The agency argues its interpretation of the orphan drug exclusivity law “best advances” the balance of incentivizing rare disease drug development and ensuring patients — especially children — have access to orphan drugs.

“FDA continues to believe that the statutory text does not unambiguously require that orphan-drug exclusivity extend to the entire disease or condition for which a drug received orphan-drug designation if the drug is only approved for some uses within that disease or condition,” Lauren Roth, FDA associate commissioner for policy, wrote in a notice published in the Federal Register on Monday.

Coronavirus

BIDEN TAPPING ZIENTS AS CHIEF OF STAFF — Jeff Zients, the former White House Covid response czar, is expected to be tapped by President Joe Biden as his next chief of staff. POLITICO’s Adam Cancryn explores what Zients’ time as the manager of the federal government’s response to the Covid-19 pandemic signifies about his return to the White House.

Pharma Moves

The Campaign for Tobacco-Free Kids has named John Bowman as its executive vice president for U.S. programs. Previously, Bowman was the managing director of government affairs for the Natural Resources Defense Council.

Quick Hits

POLITICO’s Meredith Lee Hill reports the Department of Justice is conducting a criminal investigation into Abbott over the way it handled the contamination of infant formula.

Document Drawer

The FDA published final guidance on Friday for compounding certain ibuprofen oral suspension products.

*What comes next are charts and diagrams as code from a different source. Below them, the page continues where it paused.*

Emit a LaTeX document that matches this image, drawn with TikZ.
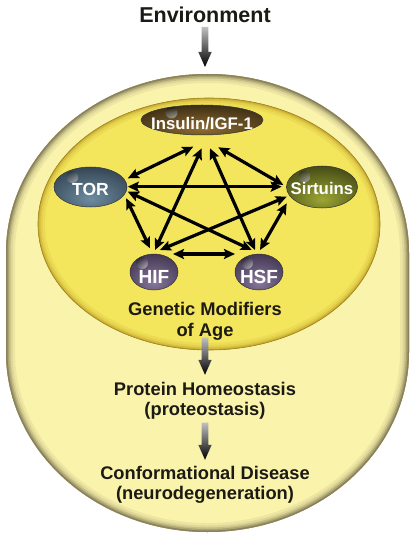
\documentclass[tikz,border=0pt]{standalone}
\usepackage{fontspec}
\setmainfont{Liberation Sans}
\usetikzlibrary{arrows.meta,calc,shapes.geometric}

\definecolor{outfill}{RGB}{250,243,172}
\definecolor{outedge}{RGB}{118,110,76}
\definecolor{infill}{RGB}{243,229,92}
\definecolor{inrim}{RGB}{198,168,46}
\definecolor{txtc}{RGB}{28,26,20}
\definecolor{insL}{RGB}{142,108,48}
\definecolor{insD}{RGB}{38,28,12}
\definecolor{torL}{RGB}{110,140,160}
\definecolor{torD}{RGB}{36,50,64}
\definecolor{sirL}{RGB}{156,166,52}
\definecolor{sirD}{RGB}{46,50,14}
\definecolor{hxL}{RGB}{136,120,156}
\definecolor{hxD}{RGB}{48,38,62}
\colorlet{insM}{insL!55!insD}
\colorlet{torM}{torL!55!torD}
\colorlet{sirM}{sirL!55!sirD}
\colorlet{hxM}{hxL!55!hxD}

\pgfdeclareradialshading{insglow}{\pgfpoint{0bp}{-15bp}}{color(0bp)=(insL); color(20bp)=(insM); color(44bp)=(insD); color(90bp)=(insD)}
\pgfdeclareradialshading{torglow}{\pgfpoint{0bp}{-15bp}}{color(0bp)=(torL); color(20bp)=(torM); color(44bp)=(torD); color(90bp)=(torD)}
\pgfdeclareradialshading{sirglow}{\pgfpoint{0bp}{-15bp}}{color(0bp)=(sirL); color(20bp)=(sirM); color(44bp)=(sirD); color(90bp)=(sirD)}
\pgfdeclareradialshading{hxglow}{\pgfpoint{0bp}{-15bp}}{color(0bp)=(hxL); color(20bp)=(hxM); color(44bp)=(hxD); color(90bp)=(hxD)}

\newcommand\gradarrow[2]{%
  \shade[top color=black!25, middle color=black!92, bottom color=black]
    ($(#1)+(-3.3,0)$) -- ($(#2)+(-3.3,-15)$) -- ($(#2)+(-6.7,-15)$) -- (#2)
    -- ($(#2)+(6.7,-15)$) -- ($(#2)+(3.3,-15)$) -- ($(#1)+(3.3,0)$) -- cycle;}

\tikzset{
  gnode/.style 2 args={ellipse, draw=black!80, line width=0.5pt, inner sep=0pt,
    text=white, shade, shading=#1,
    path picture={\shade[inner color=white, outer color=#2]
      ($(path picture bounding box.north west)!0.25!(path picture bounding box.south east)$) circle (6pt);}},
  net/.style={draw=black, line width=3.2pt,
    arrows={Stealth[length=11pt,width=10pt,inset=2pt]-Stealth[length=11pt,width=10pt,inset=2pt]}},
  lbl/.style={text=txtc, font=\fontsize{18.3}{20.5}\selectfont\bfseries, inner sep=0pt, anchor=base},
}

\begin{document}
\begin{tikzpicture}[x=1pt,y=-1pt]
\useasboundingbox (0,0) rectangle (415,537);
\fill[white] (0,0) rectangle (415,537);

\def\outerpath{(6,253) .. controls (6,154.1) and (96.2,74) .. (207.5,74)
  .. controls (318.8,74) and (409,154.1) .. (409,253) -- (409,352)
  .. controls (409,451.4) and (318.8,532) .. (207.5,532)
  .. controls (96.2,532) and (6,451.4) .. (6,352) -- cycle}
\def\innerpath{(209,224) ellipse [x radius=171pt, y radius=126pt]}

% outer body
\begin{scope}
  \clip \outerpath;
  \fill[outfill] \outerpath;
  \draw[line width=18pt, outedge!10!outfill] \outerpath;
  \draw[line width=13pt, outedge!22!outfill] \outerpath;
  \draw[line width=9pt, outedge!40!outfill] \outerpath;
  \draw[line width=6pt, outedge!60!outfill] \outerpath;
  \draw[line width=3pt, outedge!85!outfill] \outerpath;
\end{scope}

% inner ellipse
\begin{scope}
  \clip \innerpath;
  \fill[infill] \innerpath;
  \draw[line width=14pt, inrim!15!infill] \innerpath;
  \draw[line width=9pt, inrim!35!infill] \innerpath;
  \draw[line width=5pt, inrim!65!infill] \innerpath;
  \draw[line width=2pt, inrim] \innerpath;
\end{scope}
\draw[line width=0.6pt, inrim!80!black] \innerpath;

% network nodes
\node[gnode={insglow}{insD}, minimum width=122pt, minimum height=30pt,
  font=\fontsize{16.8}{18}\selectfont\bfseries, text height=20pt, text depth=0pt]
  (ins) at (202,120) {\makebox[0pt]{Insulin/IGF-1}};
\node[gnode={torglow}{torD}, minimum width=73pt, minimum height=40pt,
  font=\fontsize{17.5}{20}\selectfont\bfseries, text height=16.5pt, text depth=0pt]
  (tor) at (90.5,187) {\makebox[0pt]{TOR}};
\node[gnode={sirglow}{sirD}, minimum width=71pt, minimum height=42pt,
  font=\fontsize{16.8}{18}\selectfont\bfseries, text height=14pt, text depth=0pt]
  (sir) at (322,187) {\makebox[0pt]{Sirtuins}};
\node[gnode={hxglow}{hxD}, minimum width=48pt, minimum height=36pt,
  font=\fontsize{19}{20}\selectfont\bfseries, text height=23.6pt, text depth=0pt]
  (hif) at (154,272) {\makebox[0pt]{HIF}};
\node[gnode={hxglow}{hxD}, minimum width=48pt, minimum height=36pt,
  font=\fontsize{19}{20}\selectfont\bfseries, text height=23.6pt, text depth=0pt]
  (hsf) at (259,272) {\makebox[0pt]{HSF}};

% network connectors
\draw[net] ([shift={(-8.7,26.7)}]ins.center) -- ([shift={(37.3,-8.7)}]tor.center);
\draw[net] ([shift={(16.3,27.3)}]ins.center) -- ([shift={(-38.7,-2)}]sir.center);
\draw[net] ([shift={(-0.3,28.3)}]ins.center) -- ([shift={(1,-22)}]hif.center);
\draw[net] ([shift={(8,28.3)}]ins.center) -- ([shift={(-4,-22)}]hsf.center);
\draw[net] ([shift={(37.3,-0.3)}]tor.center) -- ([shift={(-40.3,-0.3)}]sir.center);
\draw[net] ([shift={(35.7,11.3)}]tor.center) -- ([shift={(-4,-23.7)}]hif.center);
\draw[net] ([shift={(37.3,4.7)}]tor.center) -- ([shift={(-7.3,-22)}]hsf.center);
\draw[net] ([shift={(-35.3,9.7)}]sir.center) -- ([shift={(6,-22)}]hif.center);
\draw[net] ([shift={(-35.3,16.3)}]sir.center) -- ([shift={(1,-22)}]hsf.center);
\draw[net] ([shift={(19,-18)}]hif.center) -- ([shift={(-24,-18)}]hsf.center);

% texts
\node[lbl, font=\fontsize{21.5}{24}\selectfont\bfseries] (env) at (205,22.7) {Environment};
\node[lbl] (gen) at (205,315.7) {\begin{tabular}[t]{@{}c@{}}Genetic Modifiers\\of Age\end{tabular}};
\node[lbl] (prot) at (205,395) {\begin{tabular}[t]{@{}c@{}}Protein Homeostasis\\(proteostasis)\end{tabular}};
\node[lbl] (conf) at (205,479) {\begin{tabular}[t]{@{}c@{}}Conformational Disease\\(neurodegeneration)\end{tabular}};

% flow arrows
\coordinate (envtip) at (205,67);
\coordinate (a1s) at ([yshift=-4.3pt]env.base);
\coordinate (a2s) at ([yshift=5pt]gen.south);
\coordinate (a2t) at ([yshift=5.65pt]prot.north);
\coordinate (a3s) at ([yshift=-0.85pt]prot.south);
\coordinate (a3t) at ([yshift=4.65pt]conf.north);
\gradarrow{a1s}{envtip}
\gradarrow{a2s}{a2t}
\gradarrow{a3s}{a3t}
\end{tikzpicture}
\end{document}
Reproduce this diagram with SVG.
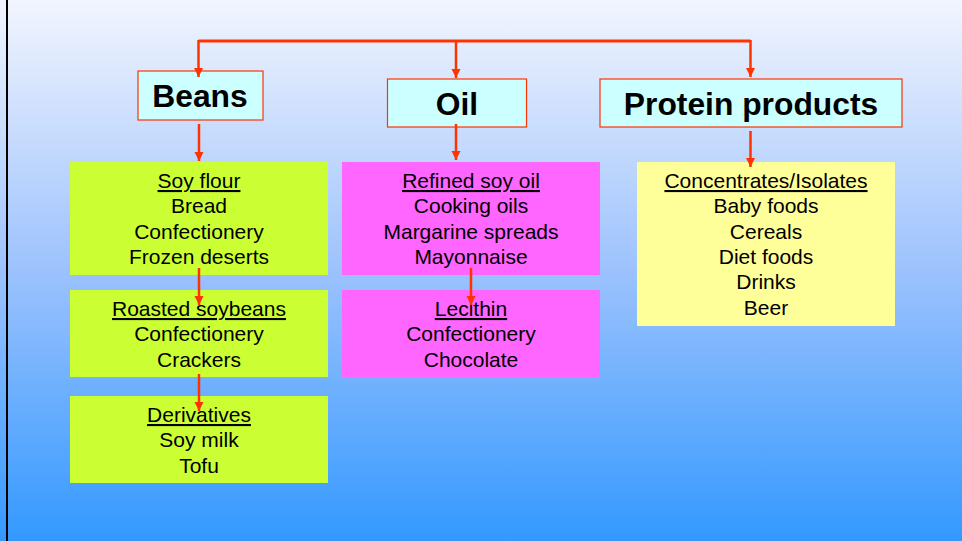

The FDA issued final guidance on Monday for clinical researchers developing drugs that contain cannabis or cannabis-derived compounds, POLITICO’s Natalie Fertig reports.

The FDA said on Monday that its Peripheral and Central Nervous System Drugs Advisory Committee would meet on March 22 to discuss Biogen’s new drug application for tofersen, which is intended to treat a rare form of amyotrophic lateral sclerosis.